Fellow freshman Eliza Pierre and Gennifer Brandon also had big games as Cal got 21 of their 29 made baskets from the five freshmen that played. Brandon also grabbed 12 rebounds as the Bears outboarded Miami 39-31.
In Cal’s run to the WNIT championship, they won their final five games all by double-digits and grabbed an incredible 93 more rebounds than their opponents in the six-game run, as their size and physical ability mattered far more than their lack of experience. The smaller Hurricanes came in averaging 75 points a game in their WNIT run, but managed only 23 in the first half as Cal’s length bothered the Miami shooters.
Still the Hurricanes, who finished tied for 10th in the Atlantic Coast Conference at 4-10, concluded their most successful season ever with a spirited rally, coming within nine points, down 66-57, with 3:38 remaining. But Cal held on as Stallworth and senior Natasha Vital hit big baskets down the stretch.

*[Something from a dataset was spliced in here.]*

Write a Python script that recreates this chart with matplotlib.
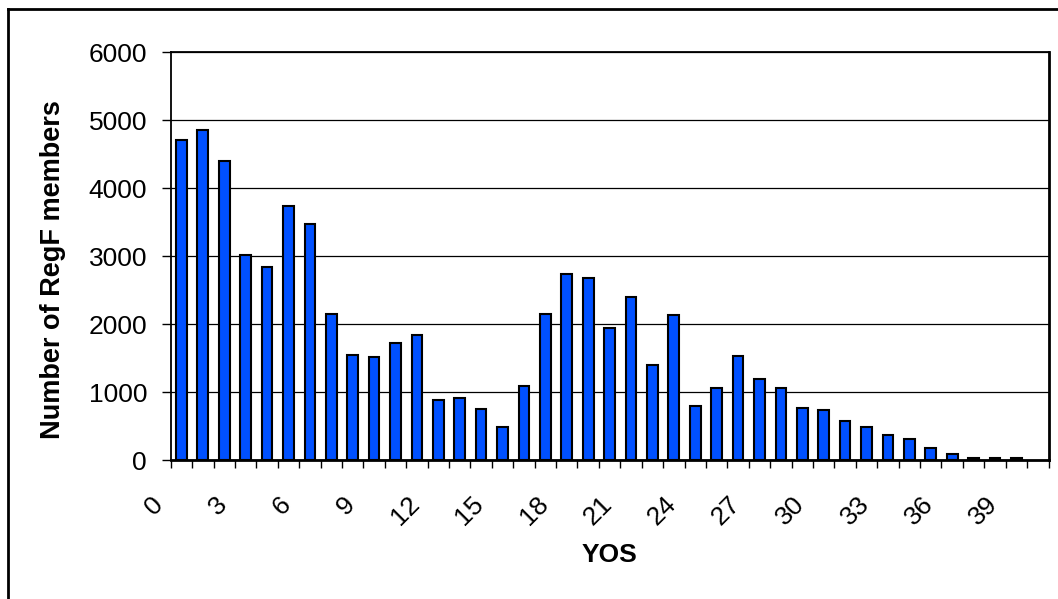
import matplotlib
matplotlib.use('Agg')
import matplotlib.pyplot as plt
from matplotlib.transforms import ScaledTranslation
from matplotlib.lines import Line2D

# -- DATA --
yos = list(range(40))
members = [4700, 4850, 4400, 3010, 2840, 3740, 3470, 2140, 1540, 1510,
           1720, 1840, 880, 905, 755, 485, 1090, 2140, 2740, 2670,
           1940, 2400, 1400, 2130, 795, 1065, 1525, 1185, 1065, 760,
           730, 580, 490, 365, 305, 180, 95, 35, 35, 30]
n_slots = 41  # one empty slot at the end
tick_labels = [str(v) for v in range(0, 40, 3)]

plt.rcParams['font.family'] = ['Liberation Sans', 'DejaVu Sans']

W, H = 1058, 599
fig = plt.figure(figsize=(W / 100, H / 100), dpi=100)
ax = fig.add_axes([170.7 / W, 1 - 460 / H, (1048.5 - 170.7) / W, (460 - 52) / H])

# -- BARS --
ax.bar(yos, members, width=0.5, color='#0050FF', edgecolor='black',
       linewidth=1.5, zorder=3)

ax.set_xlim(-0.5, n_slots - 0.5)
ax.set_ylim(0, 6000)

# -- GRID & SPINES --
ax.set_yticks(range(0, 6001, 1000))
ax.yaxis.grid(True, color='black', linewidth=0.9, zorder=0)
for side in ['left', 'top']:
    ax.spines[side].set_linewidth(1.3)
for side in ['right', 'bottom']:
    ax.spines[side].set_linewidth(2.0)

# -- TICKS --
ax.set_xticks(range(0, 40, 3))
ax.set_xticklabels(tick_labels, rotation=45, ha='right', va='top')
ax.set_xticks([i - 0.5 for i in range(n_slots + 1)], minor=True)
ax.tick_params(axis='x', which='major', length=0, pad=23, labelsize=19)
ax.tick_params(axis='x', which='minor', length=6, width=1, direction='out')
ax.tick_params(axis='y', length=6.5, width=1, pad=10.5, labelsize=19)

offset = ScaledTranslation(-14 / 100, 0, fig.dpi_scale_trans)
for lbl in ax.get_xticklabels():
    lbl.set_transform(lbl.get_transform() + offset)

# -- LABELS --
ax.set_xlabel('YOS', fontsize=19, fontweight='bold')
ax.xaxis.set_label_coords(0.5, -0.234)
ax.xaxis.label.set_va('center')
ax.set_ylabel('Number of RegF members', fontsize=19.5, fontweight='bold')
ax.yaxis.set_label_coords((53 - 170.7) / 877.8, (460 - 270) / 408)
ax.yaxis.label.set_va('center')

# outer chart border (left and top only are visible)
fig.add_artist(Line2D([7.5 / W, 7.5 / W], [0, 1 - 8.5 / H], color='black',
                      linewidth=2, transform=fig.transFigure))
fig.add_artist(Line2D([7.5 / W, 1], [1 - 8.5 / H, 1 - 8.5 / H], color='black',
                      linewidth=2, transform=fig.transFigure))

fig.savefig('out.png', dpi=100)
plt.close(fig)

Now Cal welcomes its’ second consecutive top-ten recruiting class in hopes of challenging Stanford for supremacy in the Pac-10, and in trying to return to the NCAA’s after missing the tournament for the first time in five years. Not bad for a school that had little significant women’s basketball history just six years ago when Boyle arrived.
Miami returns sophomores Shenise Johnson and Williams, along with freshman Stefanie Yderstrom in hopes of moving into the upper division in the ultra competive ACC. The trio of young Miami players combined to score 47 of their 61 points on Saturday.